Skip the pictures and repeat each line of the data exactly.
--- begin GIVEN INFORMATION ---
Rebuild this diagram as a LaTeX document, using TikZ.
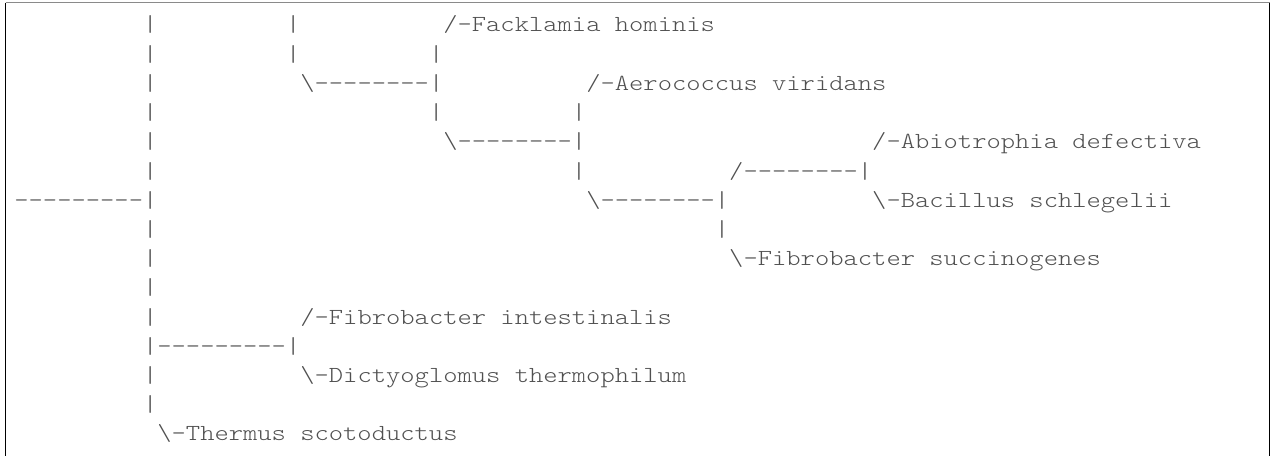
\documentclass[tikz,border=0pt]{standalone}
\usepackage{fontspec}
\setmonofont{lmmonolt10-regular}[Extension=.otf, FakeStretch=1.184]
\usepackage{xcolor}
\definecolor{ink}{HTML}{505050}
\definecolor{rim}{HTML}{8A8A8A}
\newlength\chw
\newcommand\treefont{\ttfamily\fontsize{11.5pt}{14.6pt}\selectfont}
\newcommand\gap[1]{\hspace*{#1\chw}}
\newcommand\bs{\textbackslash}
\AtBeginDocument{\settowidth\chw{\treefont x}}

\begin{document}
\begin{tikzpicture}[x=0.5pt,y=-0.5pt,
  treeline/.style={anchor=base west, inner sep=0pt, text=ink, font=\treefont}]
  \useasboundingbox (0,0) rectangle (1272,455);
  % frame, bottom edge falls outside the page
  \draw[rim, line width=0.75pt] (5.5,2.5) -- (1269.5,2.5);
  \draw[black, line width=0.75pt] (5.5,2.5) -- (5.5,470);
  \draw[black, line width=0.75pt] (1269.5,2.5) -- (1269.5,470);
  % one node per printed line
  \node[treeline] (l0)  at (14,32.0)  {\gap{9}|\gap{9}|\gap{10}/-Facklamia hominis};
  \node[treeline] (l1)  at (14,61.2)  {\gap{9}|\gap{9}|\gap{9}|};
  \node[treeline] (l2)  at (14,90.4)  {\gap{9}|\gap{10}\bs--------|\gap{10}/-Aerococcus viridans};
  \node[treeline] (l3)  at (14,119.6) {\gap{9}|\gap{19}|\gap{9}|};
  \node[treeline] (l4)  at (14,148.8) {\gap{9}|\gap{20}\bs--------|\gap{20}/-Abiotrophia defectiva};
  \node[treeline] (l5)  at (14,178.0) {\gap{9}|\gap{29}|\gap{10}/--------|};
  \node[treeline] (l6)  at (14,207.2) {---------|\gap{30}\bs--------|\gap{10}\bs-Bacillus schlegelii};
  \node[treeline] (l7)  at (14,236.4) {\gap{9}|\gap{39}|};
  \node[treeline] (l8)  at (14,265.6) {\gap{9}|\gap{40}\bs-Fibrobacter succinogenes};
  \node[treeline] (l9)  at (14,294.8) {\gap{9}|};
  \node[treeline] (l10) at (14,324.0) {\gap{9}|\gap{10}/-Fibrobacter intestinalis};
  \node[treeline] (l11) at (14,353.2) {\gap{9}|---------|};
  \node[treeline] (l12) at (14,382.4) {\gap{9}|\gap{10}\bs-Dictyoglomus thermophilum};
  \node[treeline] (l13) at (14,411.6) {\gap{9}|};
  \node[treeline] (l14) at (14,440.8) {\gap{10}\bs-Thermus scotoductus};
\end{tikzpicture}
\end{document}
--- end GIVEN INFORMATION ---
## SOLUTION FOR THIS TASK
Rebuild this diagram as a LaTeX document, using TikZ.
\documentclass[tikz,border=0pt]{standalone}
\usepackage{fontspec}
\setmonofont{lmmonolt10-regular}[Extension=.otf, FakeStretch=1.184]
\usepackage{xcolor}
\definecolor{ink}{HTML}{505050}
\definecolor{rim}{HTML}{8A8A8A}
\newlength\chw
\newcommand\treefont{\ttfamily\fontsize{11.5pt}{14.6pt}\selectfont}
\newcommand\gap[1]{\hspace*{#1\chw}}
\newcommand\bs{\textbackslash}
\AtBeginDocument{\settowidth\chw{\treefont x}}

\begin{document}
\begin{tikzpicture}[x=0.5pt,y=-0.5pt,
  treeline/.style={anchor=base west, inner sep=0pt, text=ink, font=\treefont}]
  \useasboundingbox (0,0) rectangle (1272,455);
  % frame, bottom edge falls outside the page
  \draw[rim, line width=0.75pt] (5.5,2.5) -- (1269.5,2.5);
  \draw[black, line width=0.75pt] (5.5,2.5) -- (5.5,470);
  \draw[black, line width=0.75pt] (1269.5,2.5) -- (1269.5,470);
  % one node per printed line
  \node[treeline] (l0)  at (14,32.0)  {\gap{9}|\gap{9}|\gap{10}/-Facklamia hominis};
  \node[treeline] (l1)  at (14,61.2)  {\gap{9}|\gap{9}|\gap{9}|};
  \node[treeline] (l2)  at (14,90.4)  {\gap{9}|\gap{10}\bs--------|\gap{10}/-Aerococcus viridans};
  \node[treeline] (l3)  at (14,119.6) {\gap{9}|\gap{19}|\gap{9}|};
  \node[treeline] (l4)  at (14,148.8) {\gap{9}|\gap{20}\bs--------|\gap{20}/-Abiotrophia defectiva};
  \node[treeline] (l5)  at (14,178.0) {\gap{9}|\gap{29}|\gap{10}/--------|};
  \node[treeline] (l6)  at (14,207.2) {---------|\gap{30}\bs--------|\gap{10}\bs-Bacillus schlegelii};
  \node[treeline] (l7)  at (14,236.4) {\gap{9}|\gap{39}|};
  \node[treeline] (l8)  at (14,265.6) {\gap{9}|\gap{40}\bs-Fibrobacter succinogenes};
  \node[treeline] (l9)  at (14,294.8) {\gap{9}|};
  \node[treeline] (l10) at (14,324.0) {\gap{9}|\gap{10}/-Fibrobacter intestinalis};
  \node[treeline] (l11) at (14,353.2) {\gap{9}|---------|};
  \node[treeline] (l12) at (14,382.4) {\gap{9}|\gap{10}\bs-Dictyoglomus thermophilum};
  \node[treeline] (l13) at (14,411.6) {\gap{9}|};
  \node[treeline] (l14) at (14,440.8) {\gap{10}\bs-Thermus scotoductus};
\end{tikzpicture}
\end{document}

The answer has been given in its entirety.